L'histoire n'est cependant pas encore totalement terminée: des recours au Conseil constitutionnel sont en préparation, y compris de la part d'Emmanuel Macron, ce qui pourrait conduire à l'annulation de certaines mesures.
Interdictions préventives de manifester, fouilles, délit de dissimulation du visage: contre toute attente, les sénateurs à majorité de droite devraient approuver mardi le même texte que celui voté par les députés début février, ce qui vaut adoption définitive.
Le chef de file des sénateurs LR Bruno Retailleau, auteur de la proposition de loi originelle pourtant largement réécrite, fait valoir un "principe d'efficacité": "Il s'agit de mettre hors d'état de nuire des individus qui dénaturent le droit à manifester".
Ainsi en fin de journée, les LR, une majorité des centristes, indépendants et LREM devraient votre pour, tandis que socialistes et communistes vont à nouveau s'élever contre. "Ce texte est inutile, dangereux, liberticide", martèle Eliane Assassi, présidente du groupe CRCE (à majorité communiste).
La proposition de loi, qui visait initialement les "black blocs", avait été approuvée une première fois au Palais du Luxembourg en octobre.
Officiellement pour aller vite, mais aussi dans un geste envers la droite, le gouvernement l'avait reprise à son compte en janvier, après les premières manifestations de "gilets jaunes". "A l'ultra violence nous opposerons l'ultra fermeté", faisait valoir le ministre de l'Intérieur, Christophe Castaner.
Réclamées par des syndicats policiers, mais critiquées sur certains aspects par des magistrats et avocats, les mesures prévues ont été amendées à l'Assemblée, pour un meilleur équilibre entre maintien de l'ordre et libertés publiques.
Mais sans convaincre la gauche qui pointe "une dérive autoritaire", ni tous les députés de la majorité. Se défendant d'être des frondeurs, cinquante LREM, soit 1/6e du groupe, s'étaient abstenus, un record depuis 2017 sur un texte soutenu par le gouvernement. Un élu MoDem avait voté contre.

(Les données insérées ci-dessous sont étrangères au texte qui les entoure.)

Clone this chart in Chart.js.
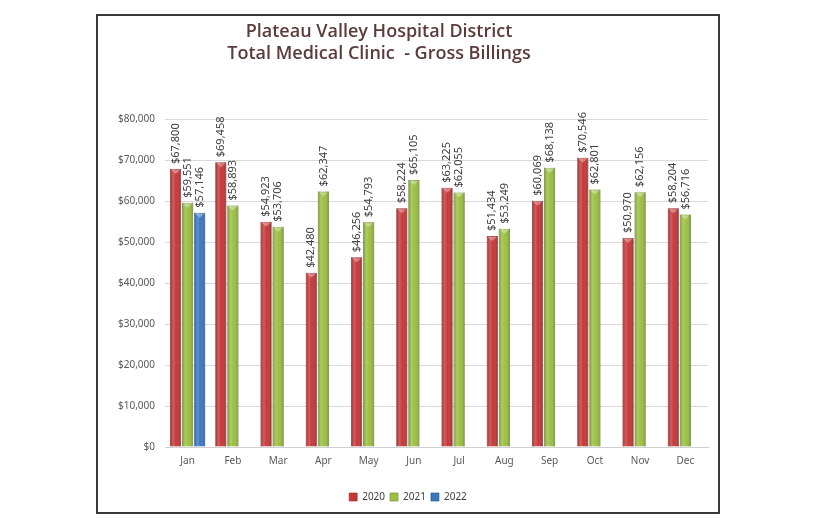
<!DOCTYPE html>
<html>
<head>
<meta charset="utf-8">
<script src="https://cdn.jsdelivr.net/npm/chart.js@4.4.1/dist/chart.umd.min.js"></script>
<style>
  body { margin: 0; background: #fff; }
  #frame {
    position: absolute; left: 96px; top: 14px;
    width: 620px; height: 496px;
    border: 2px solid #3a3a3a; background: #fff;
  }
</style>
</head>
<body>
<div id="frame"><canvas id="chart" width="620" height="496"></canvas></div>
<script>
const months = ['Jan', 'Feb', 'Mar', 'Apr', 'May', 'Jun', 'Jul', 'Aug', 'Sep', 'Oct', 'Nov', 'Dec'];
const billings2020 = [67800, 69458, 54923, 42480, 46256, 58224, 63225, 51434, 60069, 70546, 50970, 58204];
const billings2021 = [59551, 58893, 53706, 62347, 54793, 65105, 62055, 53249, 68138, 62801, 62156, 56716];
const billings2022 = [57146, null, null, null, null, null, null, null, null, null, null, null];
const yTicks = [0, 10000, 20000, 30000, 40000, 50000, 60000, 70000, 80000];
const titleLines = ['Plateau Valley Hospital District', 'Total Medical Clinic  - Gross Billings'];

const money = v => '$' + v.toLocaleString('en-US');

// title is drawn by hand, it sits a bit left of centre in the original
const chartTitle = {
  id: 'chartTitle',
  afterDraw(chart) {
    const c = chart.ctx;
    c.save();
    c.font = '600 18px "Open Sans", sans-serif';
    c.fillStyle = '#5b3b3b';
    c.textAlign = 'center';
    c.textBaseline = 'middle';
    titleLines.forEach((t, i) => c.fillText(t, 281, 16 + i * 22));
    c.restore();
  }
};

// shading so the bars look like the rounded excel bars
const barShade = {
  id: 'barShade',
  afterDatasetsDraw(chart) {
    const c = chart.ctx;
    chart.data.datasets.forEach((ds, i) => {
      chart.getDatasetMeta(i).data.forEach((bar, j) => {
        if (ds.data[j] == null) return;
        const w = bar.width, x0 = bar.x - w / 2, top = bar.y, h = bar.base - bar.y;
        const g = c.createLinearGradient(x0, 0, x0 + w, 0);
        g.addColorStop(0, 'rgba(0,0,0,0.22)');
        g.addColorStop(0.3, 'rgba(255,255,255,0.18)');
        g.addColorStop(0.55, 'rgba(255,255,255,0)');
        g.addColorStop(1, 'rgba(0,0,0,0.25)');
        c.save();
        c.fillStyle = g;
        c.fillRect(x0, top, w, h);
        // little cap on top
        c.fillStyle = 'rgba(255,255,255,0.35)';
        c.beginPath();
        c.moveTo(x0 + 1, top + 1);
        c.lineTo(x0 + w - 1, top + 1);
        c.lineTo(bar.x, top + 5);
        c.closePath();
        c.fill();
        c.restore();
      });
    });
  }
};

// rotated value labels above each bar
const valueLabels = {
  id: 'valueLabels',
  afterDatasetsDraw(chart) {
    const c = chart.ctx;
    c.save();
    c.font = '11px "Noto Sans", sans-serif';
    c.fillStyle = '#404040';
    c.textAlign = 'left';
    c.textBaseline = 'middle';
    chart.data.datasets.forEach((ds, i) => {
      chart.getDatasetMeta(i).data.forEach((bar, j) => {
        const v = ds.data[j];
        if (v == null) return;
        c.save();
        c.translate(bar.x, bar.y - 5);
        c.rotate(-Math.PI / 2);
        c.fillText(money(v), 0, 0);
        c.restore();
      });
    });
    c.restore();
  }
};

new Chart(document.getElementById('chart'), {
  type: 'bar',
  data: {
    labels: months,
    datasets: [
      { label: '2020', data: billings2020, backgroundColor: '#c8383a', borderColor: '#8e2426', borderWidth: 0.6 },
      { label: '2021', data: billings2021, backgroundColor: '#9cc042', borderColor: '#6a8a26', borderWidth: 0.6 },
      { label: '2022', data: billings2022, backgroundColor: '#3b78c2', borderColor: '#244f8a', borderWidth: 0.6 }
    ]
  },
  options: {
    responsive: false,
    animation: false,
    categoryPercentage: 0.8,
    barPercentage: 0.92,
    layout: { padding: { left: 10, right: 10, top: 103, bottom: 0 } },
    plugins: {
      title: { display: false },
      legend: {
        position: 'bottom',
        labels: {
          boxWidth: 8, boxHeight: 8, padding: 5,
          color: '#404040',
          font: { family: '"Noto Sans", sans-serif', size: 10 }
        }
      },
      tooltip: { enabled: false }
    },
    scales: {
      x: {
        grid: { display: false, drawTicks: false },
        border: { color: '#d0d0d0' },
        ticks: { color: '#595959', font: { family: '"Noto Sans", sans-serif', size: 10 }, padding: 8 },
        afterFit: s => { s.height = 40; }
      },
      y: {
        min: 0, max: 80000,
        afterBuildTicks: s => { s.ticks = yTicks.map(v => ({ value: v })); },
        grid: { color: '#d9d9d9', drawTicks: false },
        border: { display: false },
        ticks: {
          color: '#595959', padding: 10,
          font: { family: '"Noto Sans", sans-serif', size: 10 },
          callback: v => money(v)
        }
      }
    }
  },
  plugins: [barShade, valueLabels, chartTitle]
});
</script>
</body>
</html>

Sans évolution en particulier de l'article 2 sur les interdictions administratives de manifester, certains "marcheurs" avaient menacé de se prononcer contre, en deuxième lecture.
"On aurait tellement aimé que le texte revienne à l'Assemblée nationale", regrette l'un d'eux, jugeant que le Sénat va sortir "gagnant" de la séquence.
Censure possible de certaines mesures clés
D'autres "marcheurs" soulignent aujourd'hui que "c'est une bonne chose pour l'exécutif" que de disposer rapidement des outils de cette loi, les manifestations des "gilets jaunes" pouvant se poursuivre encore durant des semaines.
Mais il y a un hic: le Conseil constitutionnel va être saisi par les groupes parlementaires de gauche, des députés "Libertés et territoires" et, comme annoncé lundi en Conseil des ministres, par le président lui-même, qui se pose en "garant des libertés publiques".
Face à l'éventualité d'une censure de certains points clés, M. Retailleau souligne qu'à ses yeux, le "coeur" du texte, qu'il espère voir conservé, est la création d'un délit de dissimulation volontaire du visage dans une manifestation, assorti d'une peine d'un an d'emprisonnement et 15.000 euros d'amende.
Ce sont plutôt les interdictions préventives qui font l'objet de toutes les spéculations. "On se croit revenu sous le régime de Vichy", avait lancé avec émotion dans l'hémicycle le député centriste Charles de Courson.
Mais d'après le chef de file des députés LREM Gilles Le Gendre, "un préfet n'a pas du tout envie de voir sa décision (d'interdiction) contestée" et "cela se fera dans la mesure".
Le Conseil constitutionnel décidera "si tel ou tel article relève d'une loi anticasseurs ou d'une loi antimanifestants", a prévenu son président Laurent Fabius.
Il en débattra avec l'ex-maire de Bordeaux Alain Juppé, qui a connu dans sa ville des heurts certains samedis et siège désormais parmi les "Sages".